**EXERCISE BRIEF:** Only the number is wanted: how many lines hold the word "this"?

###

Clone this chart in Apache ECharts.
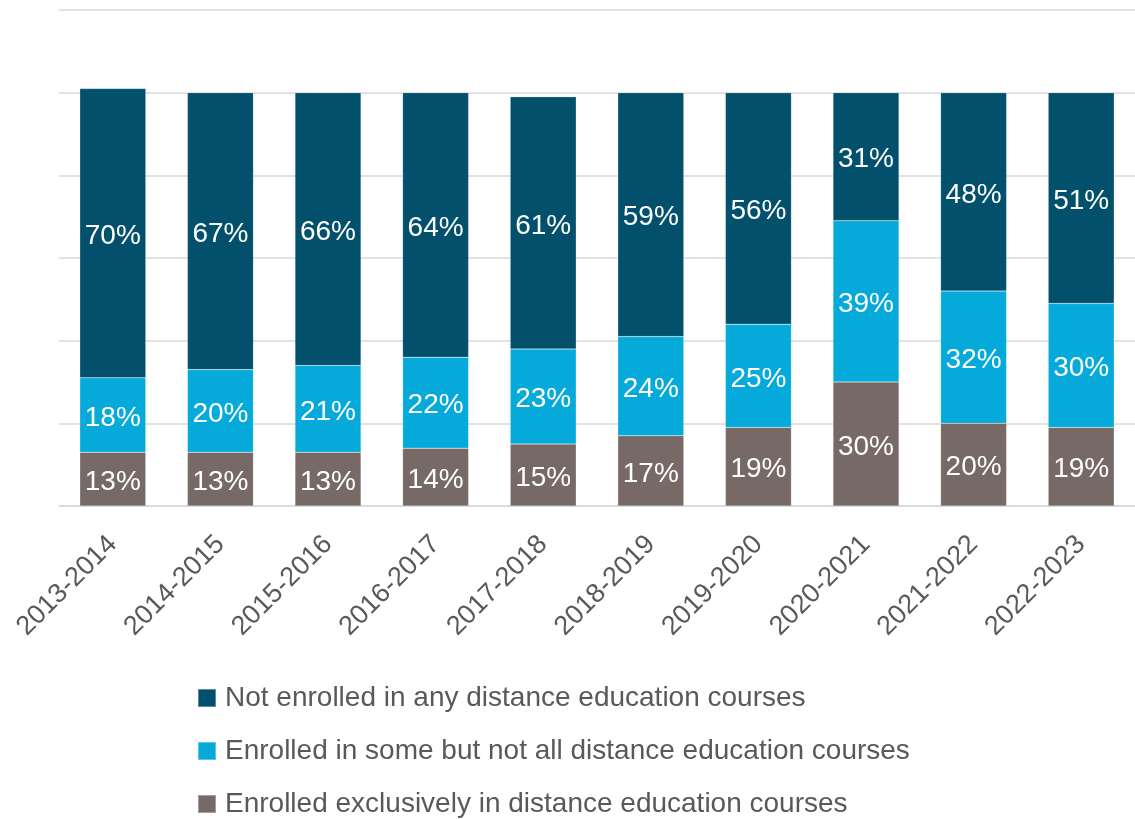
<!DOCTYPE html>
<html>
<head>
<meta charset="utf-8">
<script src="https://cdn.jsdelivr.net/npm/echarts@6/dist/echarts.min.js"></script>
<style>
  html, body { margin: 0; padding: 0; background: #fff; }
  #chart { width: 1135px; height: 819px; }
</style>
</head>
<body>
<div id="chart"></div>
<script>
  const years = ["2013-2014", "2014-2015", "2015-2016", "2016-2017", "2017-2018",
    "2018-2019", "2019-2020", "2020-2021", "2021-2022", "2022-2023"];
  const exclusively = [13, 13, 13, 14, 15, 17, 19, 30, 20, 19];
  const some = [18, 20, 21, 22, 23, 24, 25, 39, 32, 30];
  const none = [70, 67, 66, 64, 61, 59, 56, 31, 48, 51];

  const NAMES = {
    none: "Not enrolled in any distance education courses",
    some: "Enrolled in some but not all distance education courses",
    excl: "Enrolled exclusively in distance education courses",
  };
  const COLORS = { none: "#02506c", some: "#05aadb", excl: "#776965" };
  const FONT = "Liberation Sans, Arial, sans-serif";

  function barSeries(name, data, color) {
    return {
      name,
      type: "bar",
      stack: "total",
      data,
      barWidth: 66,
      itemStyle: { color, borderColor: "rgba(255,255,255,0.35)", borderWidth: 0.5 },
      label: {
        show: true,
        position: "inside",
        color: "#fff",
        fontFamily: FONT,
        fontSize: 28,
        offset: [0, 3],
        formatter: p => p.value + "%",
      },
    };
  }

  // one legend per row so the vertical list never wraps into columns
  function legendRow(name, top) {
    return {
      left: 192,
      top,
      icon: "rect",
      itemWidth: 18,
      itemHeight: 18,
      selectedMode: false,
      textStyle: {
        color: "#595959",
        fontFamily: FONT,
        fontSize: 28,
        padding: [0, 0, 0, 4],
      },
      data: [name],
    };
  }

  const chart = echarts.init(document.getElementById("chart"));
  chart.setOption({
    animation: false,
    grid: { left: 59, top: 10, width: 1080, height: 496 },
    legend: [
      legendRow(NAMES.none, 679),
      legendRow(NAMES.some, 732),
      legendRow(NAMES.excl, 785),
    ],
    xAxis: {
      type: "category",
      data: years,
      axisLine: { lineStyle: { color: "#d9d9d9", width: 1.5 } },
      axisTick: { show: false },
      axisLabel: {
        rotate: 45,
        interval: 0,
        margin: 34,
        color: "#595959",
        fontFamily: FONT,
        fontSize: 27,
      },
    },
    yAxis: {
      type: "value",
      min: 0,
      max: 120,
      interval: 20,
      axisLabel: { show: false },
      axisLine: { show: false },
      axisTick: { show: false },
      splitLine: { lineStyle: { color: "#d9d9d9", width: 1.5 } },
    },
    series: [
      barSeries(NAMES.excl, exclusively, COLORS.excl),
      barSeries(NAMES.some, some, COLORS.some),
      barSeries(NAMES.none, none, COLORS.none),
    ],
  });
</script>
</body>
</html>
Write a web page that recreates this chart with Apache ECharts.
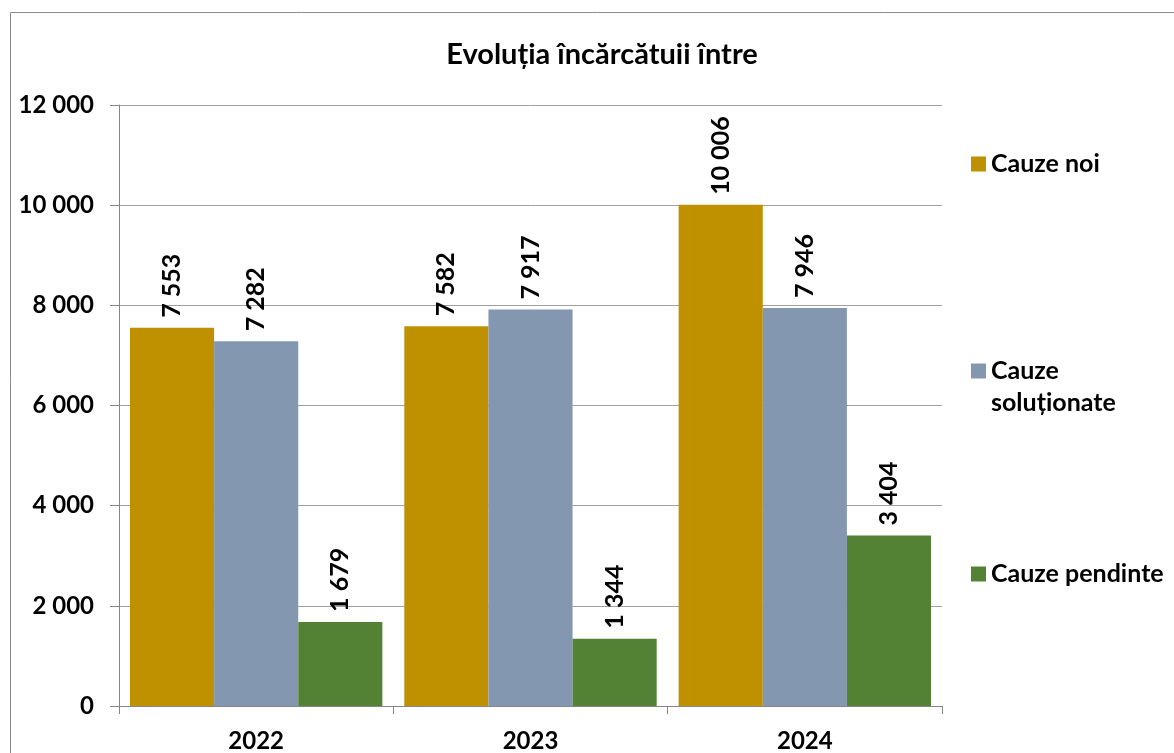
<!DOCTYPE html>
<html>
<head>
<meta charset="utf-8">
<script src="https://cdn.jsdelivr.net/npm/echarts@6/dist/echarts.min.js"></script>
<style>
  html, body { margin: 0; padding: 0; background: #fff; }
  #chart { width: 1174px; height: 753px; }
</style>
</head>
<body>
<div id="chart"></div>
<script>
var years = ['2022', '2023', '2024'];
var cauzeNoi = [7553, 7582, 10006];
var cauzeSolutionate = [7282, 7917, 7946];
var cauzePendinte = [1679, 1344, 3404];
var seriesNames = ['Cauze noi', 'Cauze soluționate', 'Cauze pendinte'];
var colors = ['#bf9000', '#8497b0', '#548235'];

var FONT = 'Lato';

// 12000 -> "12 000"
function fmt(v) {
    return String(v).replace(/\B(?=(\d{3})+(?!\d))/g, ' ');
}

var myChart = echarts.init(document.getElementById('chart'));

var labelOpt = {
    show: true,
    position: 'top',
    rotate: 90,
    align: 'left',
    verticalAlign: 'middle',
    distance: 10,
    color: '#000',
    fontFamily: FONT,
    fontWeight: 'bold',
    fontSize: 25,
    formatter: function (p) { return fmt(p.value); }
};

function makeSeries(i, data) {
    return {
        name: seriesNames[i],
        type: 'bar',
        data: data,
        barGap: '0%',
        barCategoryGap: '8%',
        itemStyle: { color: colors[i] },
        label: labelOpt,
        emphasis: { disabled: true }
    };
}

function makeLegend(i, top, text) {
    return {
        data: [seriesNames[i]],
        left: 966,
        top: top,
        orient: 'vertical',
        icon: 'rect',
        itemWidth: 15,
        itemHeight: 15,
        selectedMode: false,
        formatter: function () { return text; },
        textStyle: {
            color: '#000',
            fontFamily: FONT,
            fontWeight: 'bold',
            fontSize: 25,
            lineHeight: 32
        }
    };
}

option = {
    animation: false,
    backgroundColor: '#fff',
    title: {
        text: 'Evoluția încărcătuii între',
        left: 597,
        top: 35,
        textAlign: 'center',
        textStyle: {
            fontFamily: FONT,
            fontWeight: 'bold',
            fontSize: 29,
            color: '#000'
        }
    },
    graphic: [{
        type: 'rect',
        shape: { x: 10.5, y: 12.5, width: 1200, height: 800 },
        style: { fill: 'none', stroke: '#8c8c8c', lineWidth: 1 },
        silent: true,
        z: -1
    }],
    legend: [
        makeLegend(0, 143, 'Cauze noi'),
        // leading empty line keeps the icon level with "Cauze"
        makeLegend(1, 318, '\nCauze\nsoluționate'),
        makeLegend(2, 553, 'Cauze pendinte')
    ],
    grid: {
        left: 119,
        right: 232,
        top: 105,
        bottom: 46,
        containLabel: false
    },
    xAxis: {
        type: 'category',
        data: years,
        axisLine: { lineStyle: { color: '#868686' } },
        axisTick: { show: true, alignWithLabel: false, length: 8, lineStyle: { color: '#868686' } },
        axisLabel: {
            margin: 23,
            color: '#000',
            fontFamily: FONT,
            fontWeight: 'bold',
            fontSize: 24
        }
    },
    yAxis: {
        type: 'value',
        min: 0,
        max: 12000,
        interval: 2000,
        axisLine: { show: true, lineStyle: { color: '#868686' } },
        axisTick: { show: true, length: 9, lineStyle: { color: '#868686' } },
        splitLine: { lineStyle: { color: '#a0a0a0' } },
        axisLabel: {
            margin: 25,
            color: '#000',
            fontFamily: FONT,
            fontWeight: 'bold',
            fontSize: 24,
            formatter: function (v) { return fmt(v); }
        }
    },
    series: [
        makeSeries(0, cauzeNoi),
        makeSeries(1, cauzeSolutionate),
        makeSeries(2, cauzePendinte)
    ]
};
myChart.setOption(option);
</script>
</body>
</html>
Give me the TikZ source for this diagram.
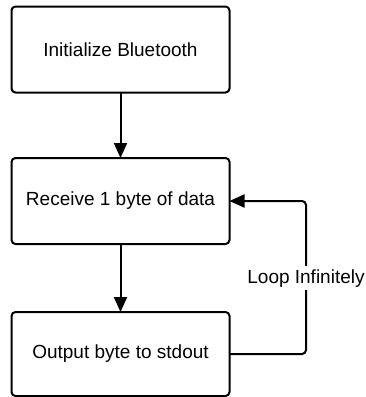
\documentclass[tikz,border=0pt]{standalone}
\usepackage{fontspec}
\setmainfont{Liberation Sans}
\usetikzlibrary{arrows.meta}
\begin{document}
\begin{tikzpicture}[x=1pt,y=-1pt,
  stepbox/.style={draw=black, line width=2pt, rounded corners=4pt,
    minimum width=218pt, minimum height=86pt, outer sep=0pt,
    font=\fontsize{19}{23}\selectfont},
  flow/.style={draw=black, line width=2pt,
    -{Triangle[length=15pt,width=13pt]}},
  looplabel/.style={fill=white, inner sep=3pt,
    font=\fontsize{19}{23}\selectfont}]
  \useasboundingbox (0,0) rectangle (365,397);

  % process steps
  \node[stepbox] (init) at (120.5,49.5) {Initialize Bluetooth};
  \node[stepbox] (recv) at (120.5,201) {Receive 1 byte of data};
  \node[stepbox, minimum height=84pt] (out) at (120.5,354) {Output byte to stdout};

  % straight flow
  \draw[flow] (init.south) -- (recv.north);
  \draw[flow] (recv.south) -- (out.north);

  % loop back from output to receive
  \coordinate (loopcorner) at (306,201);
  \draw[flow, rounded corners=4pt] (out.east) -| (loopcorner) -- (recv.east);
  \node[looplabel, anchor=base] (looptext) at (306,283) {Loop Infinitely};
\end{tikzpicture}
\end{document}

###

**ANSWER FOR THE TASK:** 3